US jobs engine keeps defying forecasts for 2017 slowdown

epa04163787 Job seekers wait to speak with employers at a job fair presented by America Works of New York at Brooklyn Borough Hall in Brooklyn, New York, USA, 11 April 2014.  EPA/ANDREW GOMBERT

Bloomberg

In an economy growing at a moderate pace at best, the US job market keeps on shining.
Payroll gains topped forecasts in five of the past seven months, putting the 2017 average increase of 184,000 almost on par with last year’s 187,000 and above levels typical for the eight-year expansion. Analysts expect barely any falloff from that pace in August figures due Friday, amounting to job growth about double what’s needed to keep the unemployment rate steady in the longer run.
Sustained demand for workers—highlighted by record vacancies—is pushing down unemployment and even attracting Americans who weren’t actively looking for a job.
What’s more, the strong run of hiring challenges a widespread assumption in forecasts late last year: that the economy would run low on workers as it approached so-called full employment, causing payrolls to downshift.
A confluence of reasons helps explain the outperformance, including steady consumer spending; bullish business sentiment on hopes President Donald Trump will cut taxes and boost growth; stabilisation in oil prices; and improving export markets. Moreover, weak wage gains suggest employers are adding workers instead of investing in technology, something reflected in sluggish productivity. Recent hiring has been driven by low-paying industries such as restaurants, home health-care services and leisure.
“There is enough supply of labor to keep hiring growing at a fairly robust pace,” said Michael Gapen, Barclays Plc’s chief US economist. There’s also still plenty of demand for workers in this “slow but super-durable expansion,” he said.
Employment probably rose by 180,000 this month after 209,000 in July, according to the median estimate in a Bloomberg survey. One caveat: August employment tends to come in below expectations due to difficulty adjusting data for the new school year. In the initial report, August hiring missed expectations each of the past six years, only to be revised upward in five of those.
The Bloomberg survey projects the August jobless rate held at a 16-year low of 4.3 percent.
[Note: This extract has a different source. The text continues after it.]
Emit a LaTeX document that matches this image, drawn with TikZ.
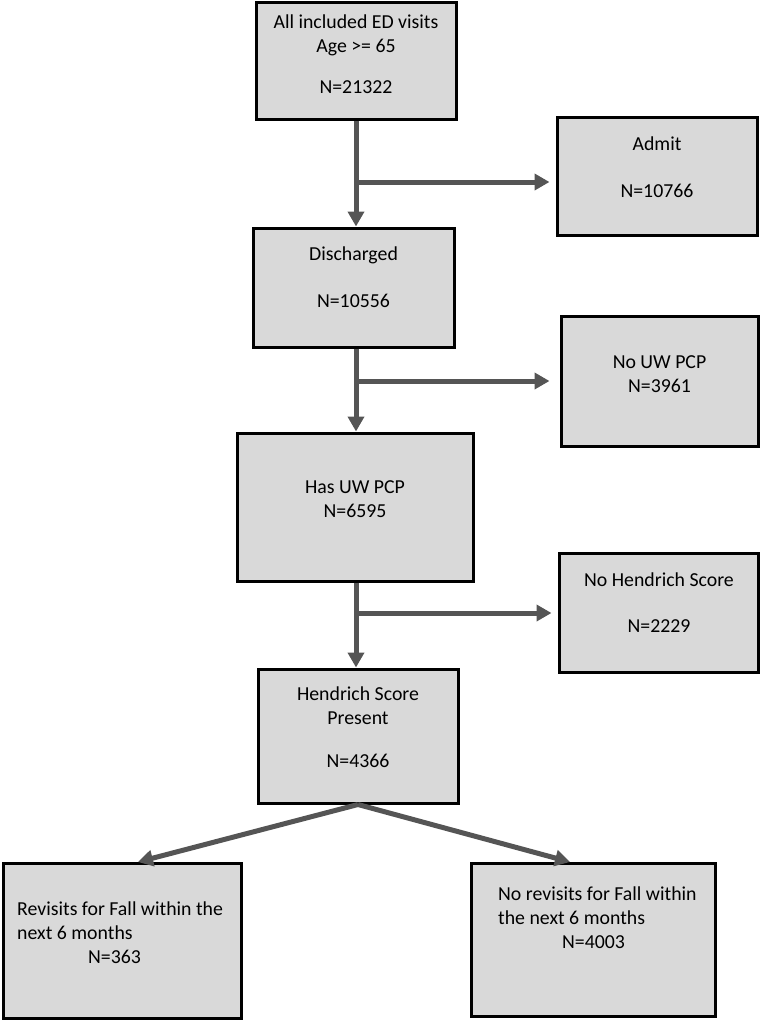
\documentclass[tikz,border=0pt]{standalone}
\usepackage{fontspec}
\setmainfont{Carlito}
\usepackage{xcolor}
\usepackage{tikz}
\usetikzlibrary{positioning, arrows.meta, calc}

\definecolor{boxfill}{HTML}{D9D9D9}
\definecolor{linegray}{HTML}{555555}

\begin{document}
\begin{tikzpicture}[
  x=1pt, y=-1pt,
  font=\fontsize{19.8}{24}\selectfont,
  box/.style={draw=black, line width=3pt, fill=boxfill, rectangle, inner sep=0pt},
  txt/.style={align=center, inner sep=0pt, anchor=base},
  ltxt/.style={align=left, inner sep=0pt, anchor=base west},
  conn/.style={draw=linegray, line width=5pt, -{Triangle[length=15pt, width=16pt]}},
]
\useasboundingbox (0,0) rectangle (761,1020);

% Main column
\node[box, minimum width=200, minimum height=117] (all) at (356, 60.5)  {};
\node[box, minimum width=201, minimum height=119] (dis) at (353.5, 287.5) {};
\node[box, minimum width=236, minimum height=148] (pcp) at (355, 507)   {};
\node[box, minimum width=200, minimum height=134] (hs)  at (358, 736)   {};

% Excluded boxes (right)
\node[box, minimum width=200, minimum height=118] (admit) at (657, 176)    {};
\node[box, minimum width=197, minimum height=130] (noPcp) at (659.5, 381)  {};
\node[box, minimum width=199, minimum height=119] (noHs)  at (658.5, 612.5) {};

% Outcome boxes
\node[box, minimum width=238, minimum height=155] (rev)   at (122, 940.5) {};
\node[box, minimum width=244, minimum height=153] (noRev) at (593, 939.5) {};

% Box texts (placed at the baseline of the last line)
\node[txt] (allT)   at (356, 93)    {All included ED visits\\Age >= 65\\[17pt]N=21322};
\node[txt] (disT)   at (353.5, 307) {Discharged\\[23pt]N=10556};
\node[txt] (pcpT)   at (355, 517)   {Has UW PCP\\N=6595};
\node[txt] (hsT)    at (358, 767)   {Hendrich Score\\Present\\[19pt]N=4366};
\node[txt] (admitT) at (657, 197)   {Admit\\[23pt]N=10766};
\node[txt] (noPcpT) at (659.5, 392) {No UW PCP\\N=3961};
\node[txt] (noHsT)  at (659, 632)   {No Hendrich Score\\[22pt]N=2229};
\node[ltxt] (revT)   at (17, 963)
  {Revisits for Fall within the\\next 6 months\\\hspace*{71pt}N=363};
\node[ltxt] (noRevT) at (498, 948)
  {No revisits for Fall within\\the next 6 months\\\hspace*{64pt}N=4003};

% Branch points on the main line
\coordinate (br1) at (356, 182);
\coordinate (br2) at (356, 381);
\coordinate (br3) at (356, 613);
\coordinate (revIn)   at (138, 862);
\coordinate (noRevIn) at (570, 862);

% Vertical arrows
\draw[conn] (all.south) -- (all.south |- dis.north);
\draw[conn] (all.south |- dis.south) -- (all.south |- pcp.north);
\draw[conn] (all.south |- pcp.south) -- (all.south |- hs.north);

% Side arrows
\draw[conn, shorten >=6pt] (br1) -- (br1 -| admit.west);
\draw[conn, shorten >=10pt] (br2) -- (br2 -| noPcp.west);
\draw[conn, shorten >=6pt] (br3) -- (br3 -| noHs.west);

% Split at the bottom
\draw[conn] (hs.south) -- (revIn);
\draw[conn] (hs.south) -- (noRevIn);
\end{tikzpicture}
\end{document}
The data also won’t show any fallout from Harvey, as the Labor Department’s payrolls survey week— which includes the 12th of a given month—closed before the hurricane hit Houston on August 25.
Gapen expects monthly job gains of about 175,000 through next year, pointing out that in the past few expansions, the unemployment rate kept declining while payrolls remained healthy until the economy began slipping into a recession.